STOP-LOSS (2008) -- Director Kimberly Peirce's caustic drama about returning Iraqi war vets featured Tatum as Steve Shriver, who has inadvertently killed a group of civilians and struggles to adjust to life back in Texas. It was a supporting role, but in many ways Tatum did a splendid job representing the dilemma confronting a soldier misused by his government and tortured by his conscience.

THE SON OF NO ONE (2011) -- Adrift amid an esteemed cast of scenery chewers, including Al Pacino and Ray Liotta, Tatum had to provide the dramatic fulcrum of this cop-family feature directed by Dito Montiel (who gave Tatum one of his earliest roles in "A Guide to Recognizing Your Saints"). As Jonathan White, Tatum played a rookie officer assigned to the same precinct where he grew up, and where a long-ago crime threatens to destroy his family and fledgling career.

THE EAGLE (2011) -- Another one Tatum had to more or less carry on his brawny shoulders. He played Marcus Aquila, a Roman officer deployed to an imperial outpost, where he hopes to discover what happened to his father -- the long-lost leader of the infamous Ninth Legion, whose 5,000 members marched into northern Britain and were never heard from again. Tatum doesn't quite capture the blind sense of Roman honor necessary to this scrappy drama by Kevin Macdonald ("Marley," "The Last King of Scotland"), but he does pretty well with the grief, regret and sense of personal mission.
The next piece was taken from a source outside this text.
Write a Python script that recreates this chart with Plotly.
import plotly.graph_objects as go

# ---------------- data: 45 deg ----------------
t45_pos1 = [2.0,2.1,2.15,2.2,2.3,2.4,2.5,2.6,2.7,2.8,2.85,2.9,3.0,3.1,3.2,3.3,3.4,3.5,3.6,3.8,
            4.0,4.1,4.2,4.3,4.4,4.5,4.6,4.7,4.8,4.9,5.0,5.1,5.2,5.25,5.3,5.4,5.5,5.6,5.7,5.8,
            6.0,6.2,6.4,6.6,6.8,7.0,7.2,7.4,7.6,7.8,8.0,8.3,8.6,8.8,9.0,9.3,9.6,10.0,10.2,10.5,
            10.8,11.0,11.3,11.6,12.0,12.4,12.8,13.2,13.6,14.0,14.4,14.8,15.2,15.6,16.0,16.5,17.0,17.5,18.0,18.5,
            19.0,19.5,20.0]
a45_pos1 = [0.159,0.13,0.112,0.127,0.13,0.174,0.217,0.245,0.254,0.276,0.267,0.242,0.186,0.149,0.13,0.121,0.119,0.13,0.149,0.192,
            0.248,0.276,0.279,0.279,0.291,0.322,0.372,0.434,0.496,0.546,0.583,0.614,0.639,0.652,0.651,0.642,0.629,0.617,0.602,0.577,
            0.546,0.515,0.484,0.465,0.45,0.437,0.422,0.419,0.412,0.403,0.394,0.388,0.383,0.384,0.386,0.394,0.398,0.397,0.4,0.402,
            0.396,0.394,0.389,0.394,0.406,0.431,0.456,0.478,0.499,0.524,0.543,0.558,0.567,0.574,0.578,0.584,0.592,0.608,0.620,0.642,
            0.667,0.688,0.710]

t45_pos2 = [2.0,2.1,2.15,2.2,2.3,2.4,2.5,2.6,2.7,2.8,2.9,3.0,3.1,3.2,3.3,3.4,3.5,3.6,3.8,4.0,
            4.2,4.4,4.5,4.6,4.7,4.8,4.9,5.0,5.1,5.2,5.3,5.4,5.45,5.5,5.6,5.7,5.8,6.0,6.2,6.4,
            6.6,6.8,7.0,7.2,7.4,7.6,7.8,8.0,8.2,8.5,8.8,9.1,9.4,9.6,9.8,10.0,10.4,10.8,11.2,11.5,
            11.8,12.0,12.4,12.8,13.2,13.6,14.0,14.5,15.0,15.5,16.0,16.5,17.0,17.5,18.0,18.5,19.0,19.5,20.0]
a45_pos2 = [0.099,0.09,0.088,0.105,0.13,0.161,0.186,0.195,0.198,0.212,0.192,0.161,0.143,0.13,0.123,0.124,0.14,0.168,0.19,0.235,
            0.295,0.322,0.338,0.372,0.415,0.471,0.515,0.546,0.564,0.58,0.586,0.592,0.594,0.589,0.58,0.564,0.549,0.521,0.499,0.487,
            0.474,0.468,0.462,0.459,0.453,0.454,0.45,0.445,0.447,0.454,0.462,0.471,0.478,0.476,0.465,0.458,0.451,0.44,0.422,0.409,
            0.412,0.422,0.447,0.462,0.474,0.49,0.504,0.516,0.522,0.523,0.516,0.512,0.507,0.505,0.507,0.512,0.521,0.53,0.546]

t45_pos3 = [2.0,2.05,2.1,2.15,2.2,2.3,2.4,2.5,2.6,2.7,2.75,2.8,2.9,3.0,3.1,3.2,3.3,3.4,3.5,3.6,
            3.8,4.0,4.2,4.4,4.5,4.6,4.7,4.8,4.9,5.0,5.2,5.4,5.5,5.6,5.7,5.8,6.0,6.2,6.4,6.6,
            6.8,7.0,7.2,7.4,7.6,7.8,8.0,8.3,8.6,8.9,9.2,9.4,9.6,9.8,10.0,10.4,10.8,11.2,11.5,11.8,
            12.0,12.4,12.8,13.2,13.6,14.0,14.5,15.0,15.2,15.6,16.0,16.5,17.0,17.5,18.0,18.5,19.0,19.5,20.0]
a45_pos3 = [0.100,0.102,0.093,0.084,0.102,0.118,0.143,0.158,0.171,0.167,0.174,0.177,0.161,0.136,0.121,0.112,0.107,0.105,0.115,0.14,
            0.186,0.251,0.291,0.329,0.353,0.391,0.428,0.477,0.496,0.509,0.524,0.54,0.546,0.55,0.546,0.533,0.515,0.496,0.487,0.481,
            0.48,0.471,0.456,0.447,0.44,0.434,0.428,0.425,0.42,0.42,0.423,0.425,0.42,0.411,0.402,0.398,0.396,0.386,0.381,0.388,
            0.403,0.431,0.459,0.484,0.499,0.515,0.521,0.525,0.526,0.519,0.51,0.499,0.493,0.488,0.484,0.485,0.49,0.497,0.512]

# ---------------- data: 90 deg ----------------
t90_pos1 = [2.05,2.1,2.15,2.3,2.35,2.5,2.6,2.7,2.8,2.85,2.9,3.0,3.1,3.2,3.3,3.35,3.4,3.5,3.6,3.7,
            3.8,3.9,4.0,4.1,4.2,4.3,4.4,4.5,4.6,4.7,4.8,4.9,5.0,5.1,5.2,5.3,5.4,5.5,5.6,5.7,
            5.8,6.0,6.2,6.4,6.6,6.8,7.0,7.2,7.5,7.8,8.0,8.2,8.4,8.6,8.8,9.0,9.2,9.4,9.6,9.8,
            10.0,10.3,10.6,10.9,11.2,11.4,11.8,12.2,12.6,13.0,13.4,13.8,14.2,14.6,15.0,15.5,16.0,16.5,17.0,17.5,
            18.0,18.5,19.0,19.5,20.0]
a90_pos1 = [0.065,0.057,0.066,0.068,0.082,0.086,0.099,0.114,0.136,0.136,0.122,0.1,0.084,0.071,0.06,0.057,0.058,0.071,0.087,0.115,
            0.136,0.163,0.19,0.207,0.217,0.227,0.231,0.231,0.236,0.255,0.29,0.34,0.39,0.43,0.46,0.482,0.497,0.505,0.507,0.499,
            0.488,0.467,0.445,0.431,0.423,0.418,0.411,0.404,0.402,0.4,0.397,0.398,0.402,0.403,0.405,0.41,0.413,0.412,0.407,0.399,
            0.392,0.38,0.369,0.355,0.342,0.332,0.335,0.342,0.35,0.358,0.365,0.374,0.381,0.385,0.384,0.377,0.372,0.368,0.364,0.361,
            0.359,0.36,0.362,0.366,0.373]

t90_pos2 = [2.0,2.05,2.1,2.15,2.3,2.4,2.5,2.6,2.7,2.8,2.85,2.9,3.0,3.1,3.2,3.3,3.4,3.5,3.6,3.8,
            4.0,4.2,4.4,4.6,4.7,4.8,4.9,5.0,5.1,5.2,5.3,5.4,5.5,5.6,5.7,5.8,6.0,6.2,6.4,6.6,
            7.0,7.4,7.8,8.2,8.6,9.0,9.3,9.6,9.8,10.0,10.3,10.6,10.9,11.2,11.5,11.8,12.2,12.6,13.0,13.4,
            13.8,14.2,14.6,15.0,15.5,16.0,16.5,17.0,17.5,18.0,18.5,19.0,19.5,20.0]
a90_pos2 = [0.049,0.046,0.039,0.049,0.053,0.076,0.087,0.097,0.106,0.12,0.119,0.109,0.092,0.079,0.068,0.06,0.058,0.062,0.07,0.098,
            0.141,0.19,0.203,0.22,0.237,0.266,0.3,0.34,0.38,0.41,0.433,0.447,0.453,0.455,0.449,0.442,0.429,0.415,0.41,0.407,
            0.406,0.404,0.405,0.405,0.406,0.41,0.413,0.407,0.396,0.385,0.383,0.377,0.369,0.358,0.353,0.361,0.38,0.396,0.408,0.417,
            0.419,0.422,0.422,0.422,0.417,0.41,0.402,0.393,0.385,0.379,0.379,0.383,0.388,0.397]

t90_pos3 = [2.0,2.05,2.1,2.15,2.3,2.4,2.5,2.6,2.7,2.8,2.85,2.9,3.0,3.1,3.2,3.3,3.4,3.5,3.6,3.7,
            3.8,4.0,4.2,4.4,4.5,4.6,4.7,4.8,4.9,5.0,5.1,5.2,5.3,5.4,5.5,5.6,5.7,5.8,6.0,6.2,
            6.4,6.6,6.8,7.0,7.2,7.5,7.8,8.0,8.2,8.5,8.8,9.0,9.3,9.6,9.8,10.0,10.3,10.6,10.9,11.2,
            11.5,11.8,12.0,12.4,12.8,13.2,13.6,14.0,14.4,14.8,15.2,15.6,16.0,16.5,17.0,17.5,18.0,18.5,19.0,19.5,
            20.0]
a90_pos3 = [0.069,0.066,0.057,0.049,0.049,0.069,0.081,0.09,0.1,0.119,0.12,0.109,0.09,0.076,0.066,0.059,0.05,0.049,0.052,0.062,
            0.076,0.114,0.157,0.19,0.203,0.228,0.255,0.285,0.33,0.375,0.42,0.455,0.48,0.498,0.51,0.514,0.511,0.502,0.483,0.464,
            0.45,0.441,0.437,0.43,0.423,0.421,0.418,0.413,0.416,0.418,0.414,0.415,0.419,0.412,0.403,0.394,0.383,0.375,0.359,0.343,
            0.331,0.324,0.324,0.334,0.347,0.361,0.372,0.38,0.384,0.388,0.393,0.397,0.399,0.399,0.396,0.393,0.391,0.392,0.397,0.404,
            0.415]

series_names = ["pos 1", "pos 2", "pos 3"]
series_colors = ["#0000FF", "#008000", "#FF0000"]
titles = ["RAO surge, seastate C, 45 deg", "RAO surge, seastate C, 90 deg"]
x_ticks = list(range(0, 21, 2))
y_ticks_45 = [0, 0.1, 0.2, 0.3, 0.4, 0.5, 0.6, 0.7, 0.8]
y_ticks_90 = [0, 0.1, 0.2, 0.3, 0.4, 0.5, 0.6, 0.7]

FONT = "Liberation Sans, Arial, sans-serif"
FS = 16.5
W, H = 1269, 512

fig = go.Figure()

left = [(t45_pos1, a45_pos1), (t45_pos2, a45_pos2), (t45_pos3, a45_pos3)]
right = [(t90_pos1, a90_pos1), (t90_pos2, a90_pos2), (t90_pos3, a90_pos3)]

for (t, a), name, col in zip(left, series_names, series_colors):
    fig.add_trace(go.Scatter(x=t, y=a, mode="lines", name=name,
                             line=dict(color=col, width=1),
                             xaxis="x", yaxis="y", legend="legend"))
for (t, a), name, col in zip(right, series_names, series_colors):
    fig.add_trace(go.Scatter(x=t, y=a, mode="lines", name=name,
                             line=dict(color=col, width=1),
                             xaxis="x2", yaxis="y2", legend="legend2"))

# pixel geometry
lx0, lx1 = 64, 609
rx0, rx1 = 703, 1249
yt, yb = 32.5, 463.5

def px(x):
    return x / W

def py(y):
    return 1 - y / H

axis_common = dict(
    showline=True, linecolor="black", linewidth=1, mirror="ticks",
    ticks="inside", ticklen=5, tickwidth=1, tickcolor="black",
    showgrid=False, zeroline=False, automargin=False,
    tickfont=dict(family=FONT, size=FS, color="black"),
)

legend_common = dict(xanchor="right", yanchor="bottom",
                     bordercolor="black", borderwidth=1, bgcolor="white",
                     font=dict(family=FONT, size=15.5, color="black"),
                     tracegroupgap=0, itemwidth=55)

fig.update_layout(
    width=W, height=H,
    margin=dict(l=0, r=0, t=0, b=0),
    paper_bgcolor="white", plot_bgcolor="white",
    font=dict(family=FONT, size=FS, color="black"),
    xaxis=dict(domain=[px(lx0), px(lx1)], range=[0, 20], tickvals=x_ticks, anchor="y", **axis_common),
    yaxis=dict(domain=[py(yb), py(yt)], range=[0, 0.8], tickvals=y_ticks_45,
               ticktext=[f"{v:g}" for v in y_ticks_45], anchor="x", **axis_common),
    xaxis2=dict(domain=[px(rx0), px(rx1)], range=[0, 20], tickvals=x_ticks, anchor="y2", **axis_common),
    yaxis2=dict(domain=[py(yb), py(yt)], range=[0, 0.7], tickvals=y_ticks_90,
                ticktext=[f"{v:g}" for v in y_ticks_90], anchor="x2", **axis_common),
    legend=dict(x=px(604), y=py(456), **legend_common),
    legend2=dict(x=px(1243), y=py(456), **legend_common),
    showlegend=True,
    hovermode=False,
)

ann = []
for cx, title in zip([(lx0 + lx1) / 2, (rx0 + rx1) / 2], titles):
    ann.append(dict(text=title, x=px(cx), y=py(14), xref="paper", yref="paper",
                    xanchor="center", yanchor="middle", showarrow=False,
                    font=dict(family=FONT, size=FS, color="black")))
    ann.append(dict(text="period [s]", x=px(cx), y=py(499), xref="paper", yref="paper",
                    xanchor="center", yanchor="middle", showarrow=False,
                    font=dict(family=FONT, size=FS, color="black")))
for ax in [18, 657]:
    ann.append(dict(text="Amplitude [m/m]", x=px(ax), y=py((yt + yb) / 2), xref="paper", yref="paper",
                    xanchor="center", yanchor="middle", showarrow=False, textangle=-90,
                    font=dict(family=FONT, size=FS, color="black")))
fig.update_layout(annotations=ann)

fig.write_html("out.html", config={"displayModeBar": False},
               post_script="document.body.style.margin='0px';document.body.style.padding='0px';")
SUPERCROSS (2005) -- A relative blast from the past, this noisy, inane feature about bike racing was a good warmup for Tatum, who got to play a sneering, privileged pain, rather than the faux-sensitive lad he's been in so many other movies.

FIGHTING (2009) -- You can't say he's not loyal: In yet another feature by Montiel, Tatum plays ex-wrestler Shawn MacArthur, who's persuaded by the oily Harvey Boarden (a terrific Terrence Howard) to get on the underground boxing circuit, and struggles to keep from ruining his handsome face. A movie of characters rather than logic, it again casts Tatum as a guy who looks like a movie star who's essentially living on the street. But nobody says this stuff has to make sense.